Chainalysis Reports Over 4.5% of 2024 Token Launches Show Pump-and-Dump Characteristics

A new report from blockchain forensic firm Chainalysis highlights a concerning trend in the cryptocurrency market, with more than 4.5% of tokens launched in 2024 displaying characteristics typical of pump-and-dump schemes. The firm also revealed that wash trading activity across prominent networks like Ethereum, BNB Chain, and Coinbase’s Base reached an estimated $2.57 billion this year.
According to Chainalysis, over 3 million new tokens were launched in 2024, with a staggering 1.3 million (or roughly 40%) listed on decentralized exchanges. However, the vast majority of these tokens have not seen meaningful trading activity. Only 1.7% of the tokens have been actively traded in the last 30 days, a figure that suggests many tokens were abandoned shortly after their creation.
The researchers speculate that some of these abandoned tokens may have been part of short-lived schemes designed to capitalize on initial hype before fading away—typically known as "pump-and-dump" or "rug pull" tactics. These schemes often involve artificially inflating a token’s price, followed by a sudden sell-off, leaving investors with worthless assets.
Chainalysis also uncovered troubling activity among decentralized exchange (DEX) pools. Nearly 90% of DEX pools suspected of being linked to pump-and-dump schemes were “rugged” by the address that created the pool. In other instances, the pools were rugged by addresses associated with the token creator or funded by the same source, indicating a potential coordinated effort to deceive and exploit users.
The issue of wash trading—where traders artificially inflate trading volumes to create a false impression of market activity—has also been a significant concern. Chainalysis estimates that wash trading across Ethereum, BNB Chain, and Coinbase’s Base reached about $2.57 billion in 2024. While the firm used different methodologies to detect various forms of wash trading, the volume still represents a large portion of total trading activity on these networks.

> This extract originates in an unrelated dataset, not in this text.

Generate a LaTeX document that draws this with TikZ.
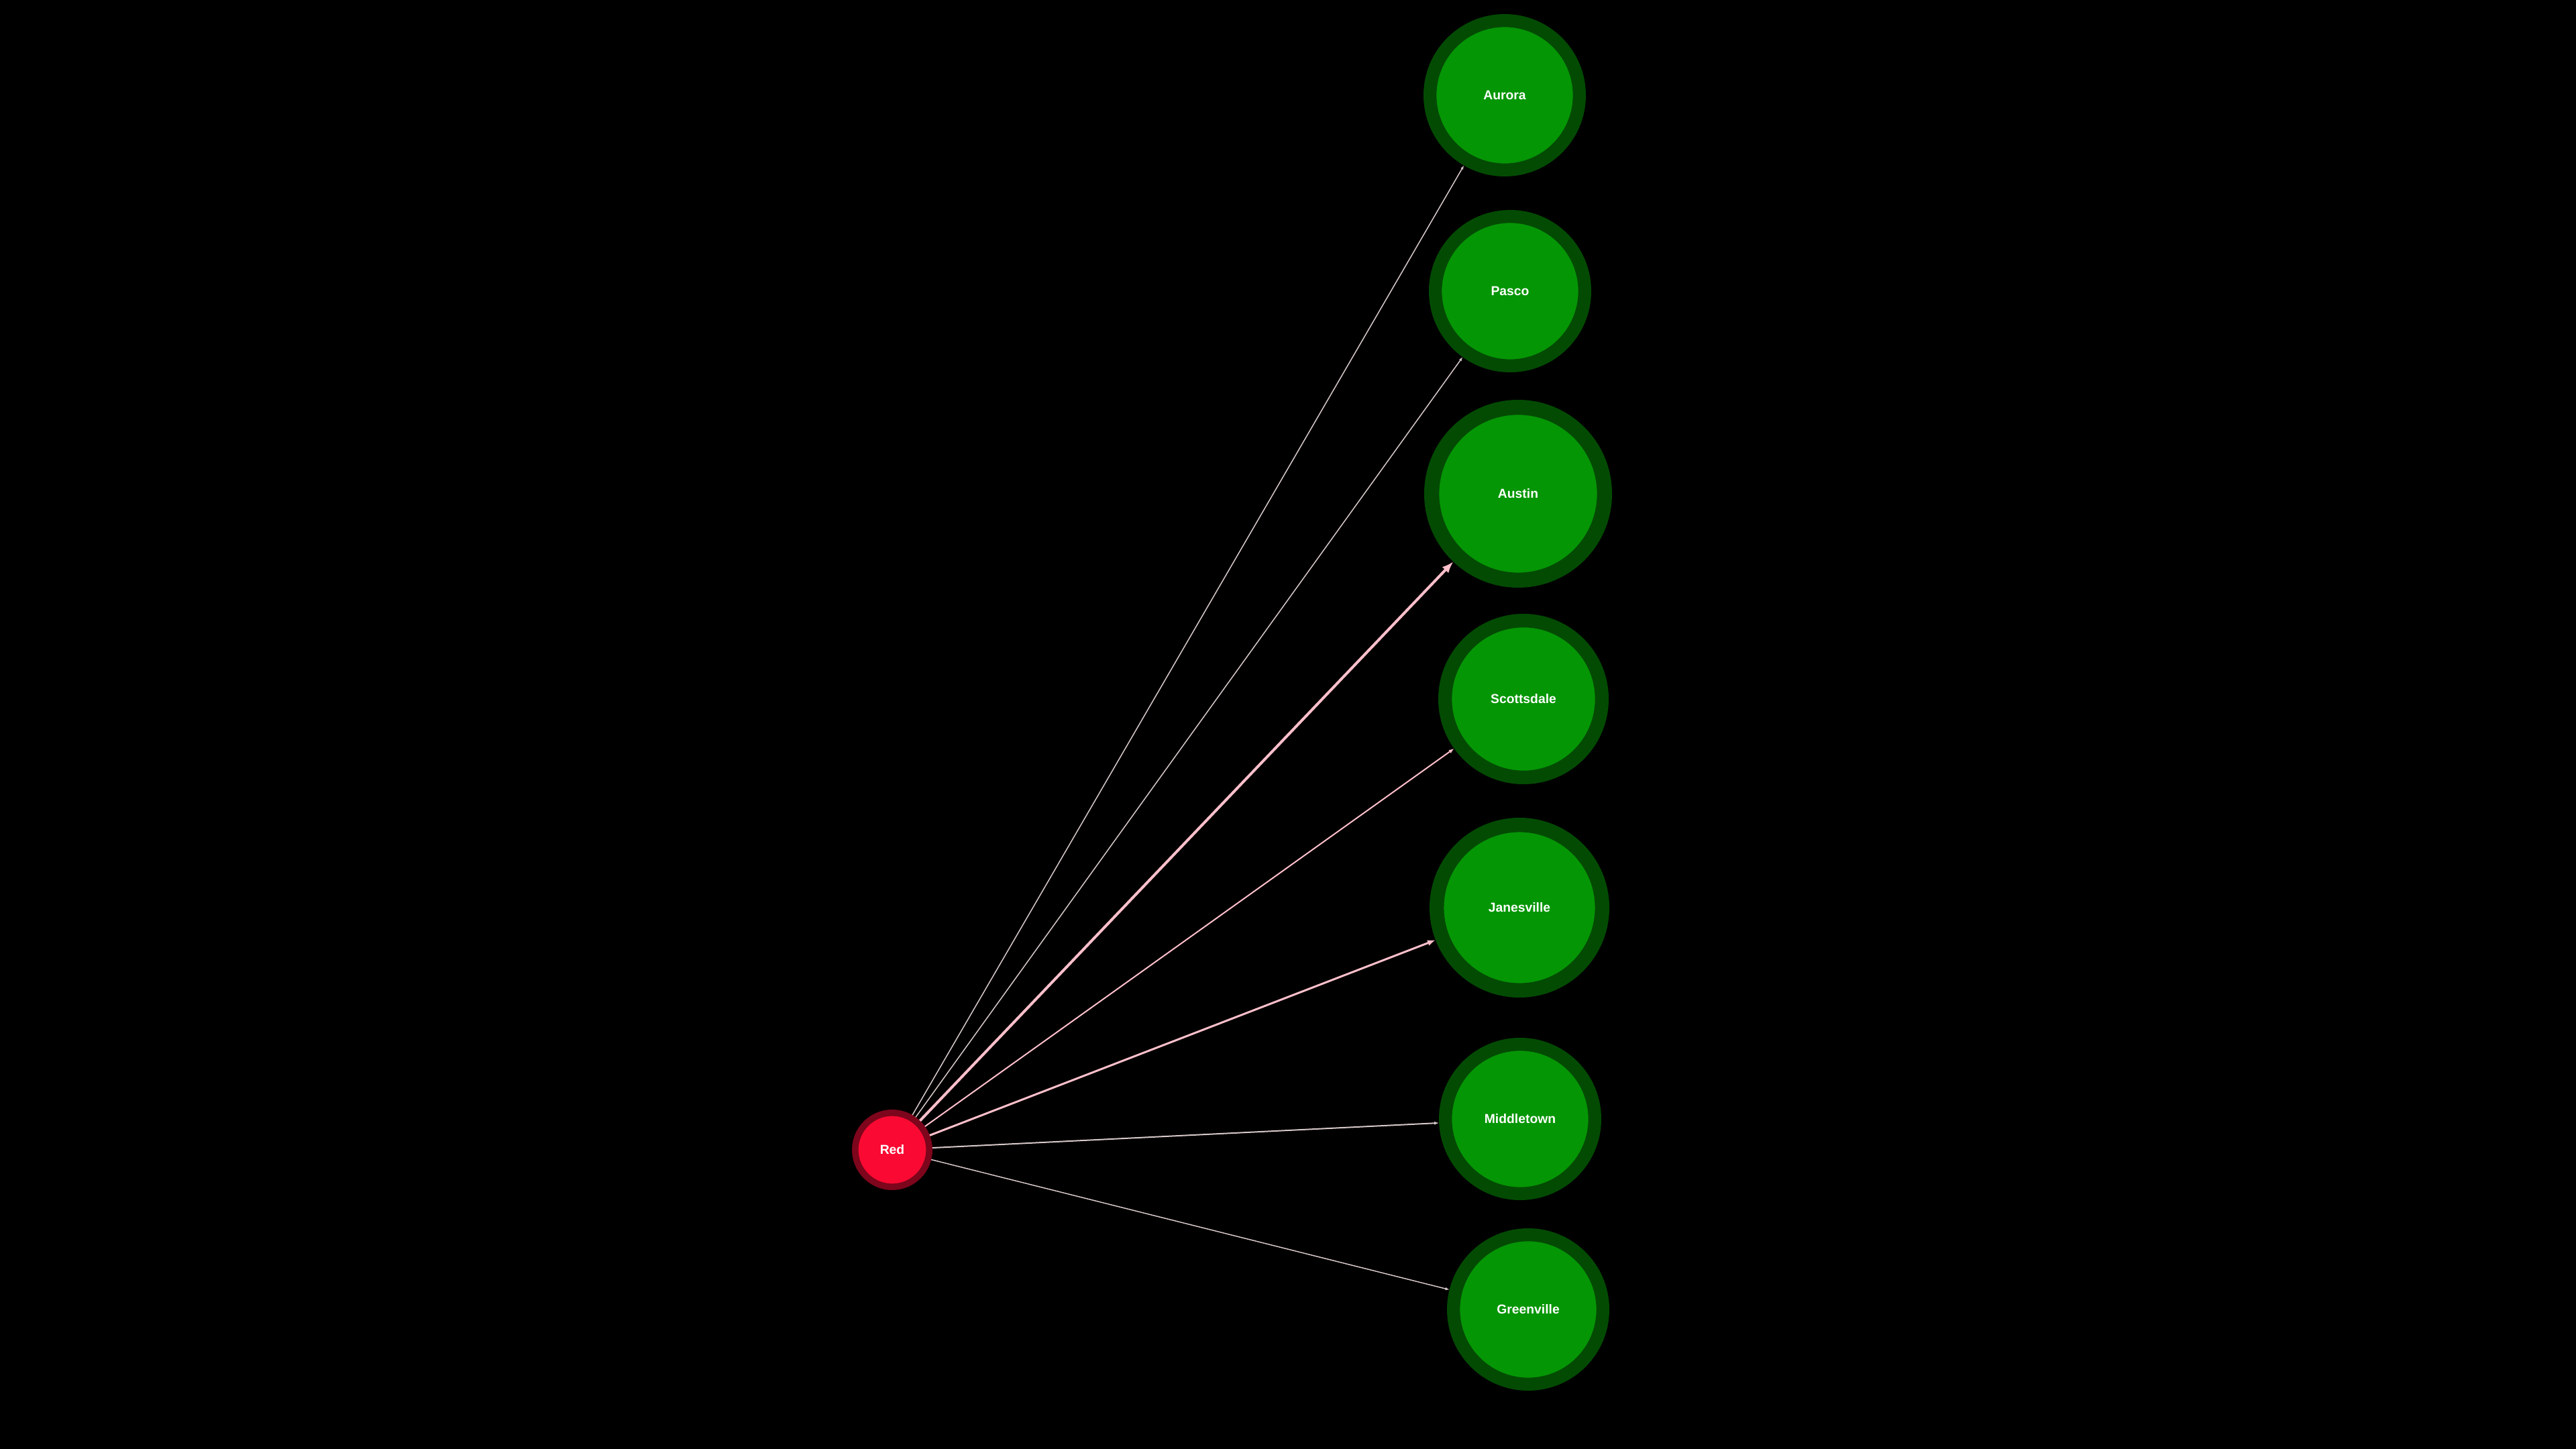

The findings highlight the ongoing risks faced by investors in the crypto space, where pump-and-dump schemes, wash trading, and other forms of market manipulation remain prevalent. As the number of tokens launched each year continues to rise, the need for effective regulatory oversight and better detection tools has never been more urgent.
As Chainalysis concludes, while the overall market remains dynamic, it is crucial for participants to remain vigilant and discerning when investing in newly launched tokens, especially in the face of these persistent fraudulent schemes.